In light of the above facts, we are request you not to initiate any further steps to dispose of the stocks till December, 2008 as we are making sincere efforts to lift the balance stock and are confident that with your support, we will be able to close the account at the earliest.

5. I, therefore hold that the petitioner has a prima facie case in its

favour. In case the stock is not allowed to be disposed of, the stock shall

continue losing its worth and the loss of the petitioner shall rise further. I,

therefore, allow this petition and the petitioner is permitted to sell the stock lying

at Handum Industries Ltd. (HIL) Stockyard - 296/7/7, 8 & 11, Seri Bollaram,

Jinnaram Mandal, District Medak, Andhra Pradesh.
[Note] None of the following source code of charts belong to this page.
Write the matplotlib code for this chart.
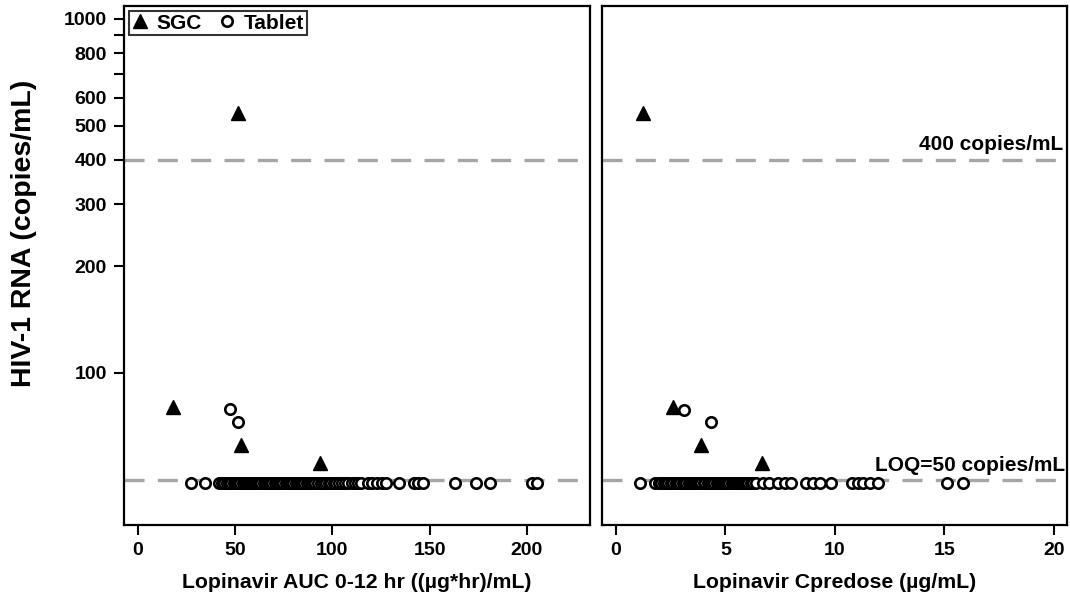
import matplotlib
matplotlib.use("Agg")
import matplotlib.pyplot as plt
from matplotlib.ticker import FixedLocator, FixedFormatter, NullLocator
from matplotlib.lines import Line2D

plt.rcParams['font.family'] = ['Liberation Sans', 'DejaVu Sans']
plt.rcParams['font.weight'] = 'bold'

# ---- data ----
# Left panel: Lopinavir AUC 0-12 hr
sgc_auc = [18, 51.5, 53, 93.5]
sgc_auc_rna = [80, 542, 62.6, 55.7]
tab_auc_hi = [47.6, 51.4]
tab_auc_hi_rna = [79, 72.9]
tab_auc_loq = [27.5, 34.5,
               42, 43.5, 44.5, 46, 47, 48, 49.5, 50.5, 51.5, 52.5, 54, 55, 56, 57, 58,
               59.5, 60.5, 61.5, 62.5, 63.5, 65, 66, 67, 68, 69, 70.5, 71.5, 72.5, 73.5,
               74.5, 76, 77, 78, 79, 80, 81.5, 82.5, 83.5, 84.5, 85.5, 87, 88, 89, 90,
               91, 92.5, 94, 95, 96, 97, 98.5, 99.5, 101, 102, 103.5, 105, 106.5, 108,
               110, 111.5, 113, 115,
               118.5, 120.5, 123, 125.5, 127.5, 134.5, 142, 144, 146.5, 163, 174, 181,
               202.5, 205]

# Right panel: Lopinavir Cpredose
sgc_cpre = [1.23, 2.59, 3.88, 6.68]
sgc_cpre_rna = [542, 80, 62.6, 55.7]
tab_cpre_hi = [3.09, 4.32]
tab_cpre_hi_rna = [78.6, 72.9]
tab_cpre_loq = [1.1,
                1.8, 1.97, 2.05, 2.18, 2.3, 2.38, 2.52, 2.6, 2.73, 2.81, 2.9, 3.04, 3.12,
                3.2, 3.33, 3.41, 3.5, 3.62, 3.7, 3.79, 3.9, 4.02, 4.08, 4.2, 4.31, 4.4,
                4.48, 4.6, 4.71, 4.8, 4.88, 5.0, 5.09, 5.17, 5.3, 5.38, 5.46, 5.58, 5.65,
                5.74, 5.85, 5.93, 6.02, 6.15, 6.26, 6.4,
                6.7, 7.0, 7.4, 7.7, 8.0, 8.7, 9.0, 9.3, 9.8, 10.8, 11.05, 11.3, 11.6,
                11.95, 15.1, 15.85]
loq_rna = 49

ref_levels = [400, 50]
ref_labels = ['400 copies/mL', 'LOQ=50 copies/mL']

y_ticks = [100, 200, 300, 400, 500, 600, 700, 800, 900, 1000]
y_labels = ['100', '200', '300', '400', '500', '600', '', '800', '', '1000']
x_ticks_auc = [0, 50, 100, 150, 200]
x_ticks_cpre = [0, 5, 10, 15, 20]

W, H = 1070, 603
fig = plt.figure(figsize=(W / 100, H / 100), dpi=100)
bottom = 1 - 525 / H
top = 1 - 6 / H
ax1 = fig.add_axes([124 / W, bottom, (590 - 124) / W, top - bottom])
ax2 = fig.add_axes([602 / W, bottom, (1067 - 602) / W, top - bottom])

tri_kw = dict(marker='^', color='black', ms=10.5, linestyle='none')
circ_kw = dict(marker='o', mfc='white', mec='black', ms=7.5, mew=1.9, linestyle='none')
dash_kw = dict(color='#a6a6a6', lw=2.4, dashes=(6, 4), zorder=1)

TICK_FS = 14
LABEL_FS = 15.3

for ax in (ax1, ax2):
    ax.set_yscale('log')
    ax.set_ylim(37.2, 1088)
    for lvl in ref_levels:
        ax.axhline(lvl, **dash_kw)
    for s in ax.spines.values():
        s.set_linewidth(1.6)
    ax.tick_params(axis='both', which='major', direction='out', length=7.5, width=1.5,
                   labelsize=TICK_FS, pad=5)
    ax.yaxis.set_minor_locator(NullLocator())

# left panel
ax1.plot(tab_auc_loq, [loq_rna] * len(tab_auc_loq), **circ_kw, zorder=3)
ax1.plot(tab_auc_hi, tab_auc_hi_rna, **circ_kw, zorder=3)
ax1.plot(sgc_auc, sgc_auc_rna, **tri_kw, zorder=4)
ax1.set_xlim(-7, 232.4)
ax1.xaxis.set_major_locator(FixedLocator(x_ticks_auc))
ax1.yaxis.set_major_locator(FixedLocator(y_ticks))
ax1.yaxis.set_major_formatter(FixedFormatter(y_labels))
ax1.set_xlabel('Lopinavir AUC 0-12 hr ((µg*hr)/mL)', fontsize=LABEL_FS, fontweight='bold',
               labelpad=10)
ax1.set_ylabel('HIV-1 RNA (copies/mL)', fontsize=20.5, fontweight='bold')
ax1.yaxis.set_label_coords(-0.187, 0.561)
for lab in ax1.get_xticklabels() + ax1.get_yticklabels():
    lab.set_fontweight('bold')

# legend
handles = [Line2D([], [], **tri_kw), Line2D([], [], **circ_kw)]
leg = ax1.legend(handles, ['SGC', 'Tablet'], loc='upper left', ncol=2,
                 prop={'weight': 'bold', 'size': 15}, frameon=True, fancybox=False,
                 edgecolor='black', handlelength=0.8, handletextpad=0.4,
                 columnspacing=0.8, borderpad=0.12, borderaxespad=0.25)
leg.get_frame().set_linewidth(1.5)

# right panel
ax2.plot(tab_cpre_loq, [loq_rna] * len(tab_cpre_loq), **circ_kw, zorder=3)
ax2.plot(tab_cpre_hi, tab_cpre_hi_rna, **circ_kw, zorder=3)
ax2.plot(sgc_cpre, sgc_cpre_rna, **tri_kw, zorder=4)
ax2.set_xlim(-0.64, 20.6)
ax2.xaxis.set_major_locator(FixedLocator(x_ticks_cpre))
ax2.yaxis.set_major_locator(NullLocator())
ax2.set_xlabel('Lopinavir Cpredose (µg/mL)', fontsize=LABEL_FS, fontweight='bold',
               labelpad=10)
for lab in ax2.get_xticklabels():
    lab.set_fontweight('bold')

ax2.text(0.993, 400 * 1.04, ref_labels[0], transform=ax2.get_yaxis_transform(),
         ha='right', va='bottom', fontsize=15, fontweight='bold')
ax2.text(0.997, 50 * 1.03, ref_labels[1], transform=ax2.get_yaxis_transform(),
         ha='right', va='bottom', fontsize=15, fontweight='bold')

fig.savefig('out.png', dpi=100)
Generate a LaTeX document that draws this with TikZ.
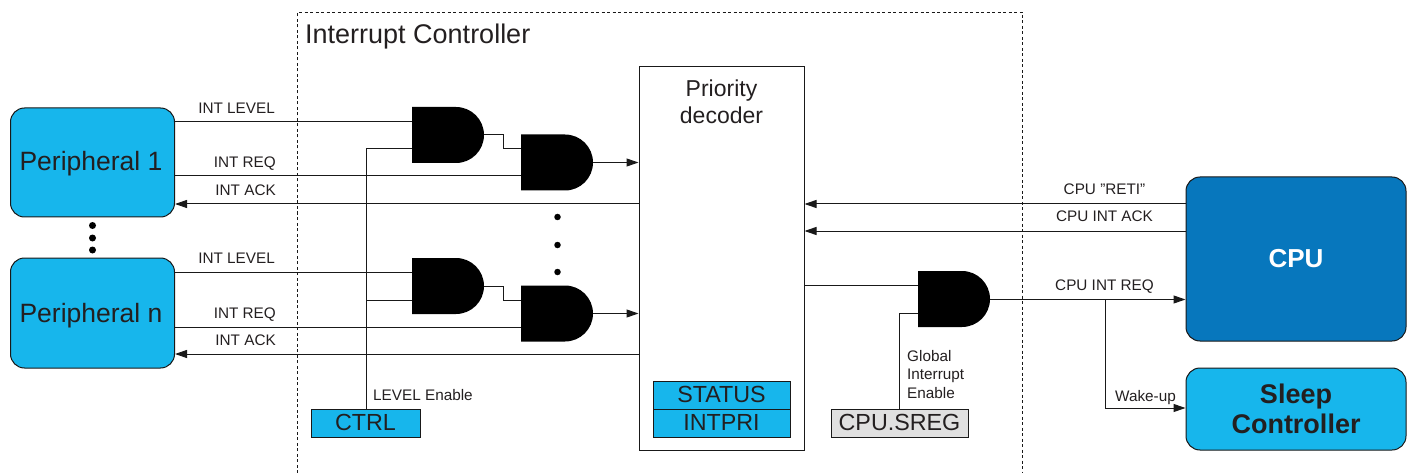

5. While selling the stock at public auction the petitioner shall inform

the respondent about the date of auction and the petitioner shall obtain a recent

valuation report of the stock

Since, the amount recoverable by the petitioner is more than Rs.72

crores and the stock as per valuation report is worth Rs.37 crore (approximately),

an injunction is issued against the respondent and in favour of the petitioner and

the respondents are restrained from selling or disposing of immovable property at

Swapna Lok Complex, S.G.Road, Secundrabad, Andhra Pradesh acquired

through Sale Deed no. 104/1991, measuring 1211 sq. feet. With this, the

application stands disposed of.

May 20, 2009                               SHIV NARAYAN DHINGRA, J.